Forget what you may have heard – The Master is an incredibly simple film. As far as plot goes, after World War II, seaman Freddie Quell (Joaquin Phoenix) wanders west America drunk and lost until he stumbles across a cult run by Lancaster Dodd (Philip Seymour Hoffman). The rest of the film follows his attempts to fit in to the cult and find purpose in his life. That’s it. The complexity comes not from the story but the way it is told, with Paul Thomas Anderson’s script quietly probing into the psychological depths of every character.

We begin on the churning wake of a boat, electric blue foam cascading outwards like a vivid echo of the Rorschach test that later contributes to the psychological side of the film. Quell is returning from fighting the Japanese in World War II and he instantly stands out amongst a background of uniform companions. Phoenix contorts and transforms himself into a tightly coiled wire of fury and obsession with a brilliant and surely award-winning performance. He spends much of the film hunched over and sneering, at once crippled by his reliance on sex and alcohol but still convinced of his own independence and authority. He crudely fucks a sand-made woman on the beach then masturbates angrily into the sea. He steals missile fuel for alcohol. He picks fights with the customers he is meant to be photographing in a department store. Quite simply, he is a mess.

Things begin to change when he stumbles upon Dodd’s boat and finds himself ushered down a new path, the path of The Cause. The reliably magnificent Hoffman is powerful, charming and dangerous as cult leader Dodd. One moment he is drifting around, entertaining his followers, the next he is drowning in a sea of bullshit as his beliefs are questioned by rational dissenters.

From the second Quell and Dodd meet there is a connection that develops into a titanic battle of wills. In arguably the best scene, Dodd conducts informal processing on Quell, asking him a series of probing and personal questions with Quell forbidden to blink. Both Quell and the viewer are transfixed by the torturous power of the close-up. Quell’s face scrunches with fear and pain but even so, Dodd’s questioning feels like a charity, literally forcing him to process his past troubles and wild personality.

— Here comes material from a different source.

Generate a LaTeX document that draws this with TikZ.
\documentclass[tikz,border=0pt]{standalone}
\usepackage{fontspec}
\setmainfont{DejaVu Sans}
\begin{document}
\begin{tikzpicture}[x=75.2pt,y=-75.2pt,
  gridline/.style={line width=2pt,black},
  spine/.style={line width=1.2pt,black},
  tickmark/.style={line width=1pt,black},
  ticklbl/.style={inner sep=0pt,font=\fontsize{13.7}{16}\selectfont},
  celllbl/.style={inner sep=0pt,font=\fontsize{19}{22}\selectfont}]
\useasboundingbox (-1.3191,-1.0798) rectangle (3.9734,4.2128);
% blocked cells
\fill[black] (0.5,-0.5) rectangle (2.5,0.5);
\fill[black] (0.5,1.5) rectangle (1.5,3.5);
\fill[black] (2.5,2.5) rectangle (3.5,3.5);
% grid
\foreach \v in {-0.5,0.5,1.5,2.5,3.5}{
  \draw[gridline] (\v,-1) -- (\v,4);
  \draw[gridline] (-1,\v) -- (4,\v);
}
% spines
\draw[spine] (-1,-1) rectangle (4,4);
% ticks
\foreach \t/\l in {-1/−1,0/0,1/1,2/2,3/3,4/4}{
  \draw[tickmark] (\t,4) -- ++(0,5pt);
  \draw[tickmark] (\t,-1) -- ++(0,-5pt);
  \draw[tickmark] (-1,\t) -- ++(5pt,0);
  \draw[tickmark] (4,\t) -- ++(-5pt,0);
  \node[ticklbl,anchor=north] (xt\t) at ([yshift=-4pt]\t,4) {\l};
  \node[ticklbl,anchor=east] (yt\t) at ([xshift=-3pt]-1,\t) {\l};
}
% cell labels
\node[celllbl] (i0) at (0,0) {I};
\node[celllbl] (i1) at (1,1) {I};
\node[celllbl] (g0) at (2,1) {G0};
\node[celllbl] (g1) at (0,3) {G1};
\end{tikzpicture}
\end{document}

At first, Dodd’s intentions seem good as he tries to heal Quell’s troubled shell of a man. However, the real nature of their relationship soon becomes that of master and slave. Dodd proclaims that Quell will be his “guinea-pig and protégé” and he is soon tested to within an inch of his sanity by The Cause’s intense methods. As much as he believes he is helping, Dodd is just giving a broken man hope, only to smash him apart again through his misguided abuse of power and trust. Watching Dodd’s ‘teaching’ is like watching him make a bear dance, as his maniacal obsession descends into comedy.

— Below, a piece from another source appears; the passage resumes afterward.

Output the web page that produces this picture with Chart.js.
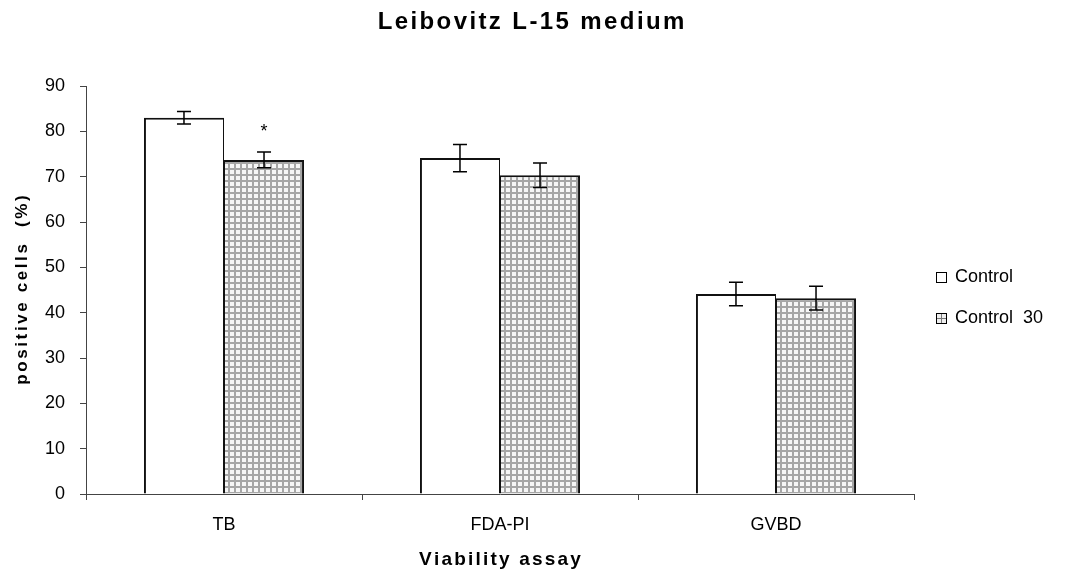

Throughout the film there is also a strong hint of homoeroticism between Dodd and Quell. It’s not quite the Top Gun beach volleyball scene but there is certainly a link that is more than professional or platonic. One such moment comes when Dodd’s wife Peggy (Amy Adams) tells him he can get away with anything he wants as long as she doesn’t find out, all the while medicinally masturbating her husband into the sink. Tellingly, Dodd reacts with a groan reminiscent of when he drank Quell’s homemade alcohol. The final scenes cement this suggestion with Dodd crooning a heart-breaking song to Quell, before an intriguing final sex scene.

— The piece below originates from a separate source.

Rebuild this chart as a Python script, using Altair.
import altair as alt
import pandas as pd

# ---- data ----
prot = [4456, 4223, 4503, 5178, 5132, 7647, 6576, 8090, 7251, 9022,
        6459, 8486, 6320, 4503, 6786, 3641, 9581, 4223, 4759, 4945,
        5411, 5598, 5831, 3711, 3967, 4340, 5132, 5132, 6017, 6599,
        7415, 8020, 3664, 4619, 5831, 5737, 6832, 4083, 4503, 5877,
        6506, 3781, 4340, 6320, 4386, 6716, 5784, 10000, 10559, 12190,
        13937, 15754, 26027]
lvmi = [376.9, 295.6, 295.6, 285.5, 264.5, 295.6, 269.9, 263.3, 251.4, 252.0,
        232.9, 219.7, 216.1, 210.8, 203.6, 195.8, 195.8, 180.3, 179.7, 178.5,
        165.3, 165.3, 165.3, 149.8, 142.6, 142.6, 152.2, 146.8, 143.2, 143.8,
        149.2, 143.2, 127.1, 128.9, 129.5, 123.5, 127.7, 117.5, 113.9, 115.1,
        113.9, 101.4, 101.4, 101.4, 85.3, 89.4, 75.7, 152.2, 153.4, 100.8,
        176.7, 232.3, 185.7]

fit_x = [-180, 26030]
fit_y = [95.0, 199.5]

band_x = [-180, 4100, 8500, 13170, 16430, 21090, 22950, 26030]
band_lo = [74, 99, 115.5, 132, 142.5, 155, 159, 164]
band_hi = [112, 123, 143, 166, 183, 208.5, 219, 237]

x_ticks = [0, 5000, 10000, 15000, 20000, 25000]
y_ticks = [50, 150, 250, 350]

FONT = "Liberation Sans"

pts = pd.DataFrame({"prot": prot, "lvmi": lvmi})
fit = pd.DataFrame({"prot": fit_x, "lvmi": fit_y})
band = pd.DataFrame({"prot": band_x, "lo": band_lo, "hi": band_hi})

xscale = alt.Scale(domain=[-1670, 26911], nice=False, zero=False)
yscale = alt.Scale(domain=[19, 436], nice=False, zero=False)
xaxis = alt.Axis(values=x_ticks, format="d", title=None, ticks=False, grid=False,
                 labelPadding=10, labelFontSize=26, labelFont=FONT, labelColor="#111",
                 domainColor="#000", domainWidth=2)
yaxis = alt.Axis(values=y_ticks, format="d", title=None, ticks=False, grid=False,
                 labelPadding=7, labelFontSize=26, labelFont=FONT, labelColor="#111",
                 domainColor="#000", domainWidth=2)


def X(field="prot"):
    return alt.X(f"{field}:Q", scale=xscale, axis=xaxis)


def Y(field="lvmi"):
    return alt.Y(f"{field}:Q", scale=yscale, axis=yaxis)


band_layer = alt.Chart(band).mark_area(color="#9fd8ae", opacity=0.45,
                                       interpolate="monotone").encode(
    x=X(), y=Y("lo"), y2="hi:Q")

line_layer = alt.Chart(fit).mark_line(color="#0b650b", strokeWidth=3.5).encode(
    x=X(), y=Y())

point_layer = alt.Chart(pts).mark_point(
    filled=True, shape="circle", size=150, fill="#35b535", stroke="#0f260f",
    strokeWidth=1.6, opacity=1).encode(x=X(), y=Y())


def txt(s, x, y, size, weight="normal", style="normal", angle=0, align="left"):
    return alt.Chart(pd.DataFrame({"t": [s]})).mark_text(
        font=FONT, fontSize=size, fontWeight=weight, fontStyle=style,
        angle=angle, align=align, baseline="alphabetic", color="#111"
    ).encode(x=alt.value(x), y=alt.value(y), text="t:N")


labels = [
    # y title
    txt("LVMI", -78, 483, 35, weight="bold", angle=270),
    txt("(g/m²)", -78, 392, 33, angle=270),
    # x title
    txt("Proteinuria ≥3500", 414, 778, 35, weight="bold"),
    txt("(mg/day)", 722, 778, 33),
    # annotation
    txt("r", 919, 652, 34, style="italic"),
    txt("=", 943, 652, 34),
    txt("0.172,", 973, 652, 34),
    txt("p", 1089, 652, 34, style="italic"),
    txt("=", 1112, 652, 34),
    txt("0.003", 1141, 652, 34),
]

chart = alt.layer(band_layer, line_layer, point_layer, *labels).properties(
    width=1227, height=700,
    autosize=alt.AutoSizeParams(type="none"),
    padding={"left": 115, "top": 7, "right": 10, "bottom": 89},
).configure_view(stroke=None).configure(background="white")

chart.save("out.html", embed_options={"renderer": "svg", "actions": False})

In the end The Master is about finding a way to navigate life, with cult simply one available option. It offers hope to Quell but he grows to realise that Dodd is “making all this up as he goes along. Can’t you see that?” Dodd gets what he deserves in a lack of obedience from Quell. Irrational belief breeds irrational believers so it is no surprise when Quell escapes his meticulous view of the world. Dodd concludes by saying, “if you figure out a way to live without serving a master then let us know will you? Because you’ll be the first person in the history of mankind to manage it.” Quell was a slave to sex, alcohol and Lancaster Dodd but by the film’s conclusion there is hope that just maybe he has become his own master.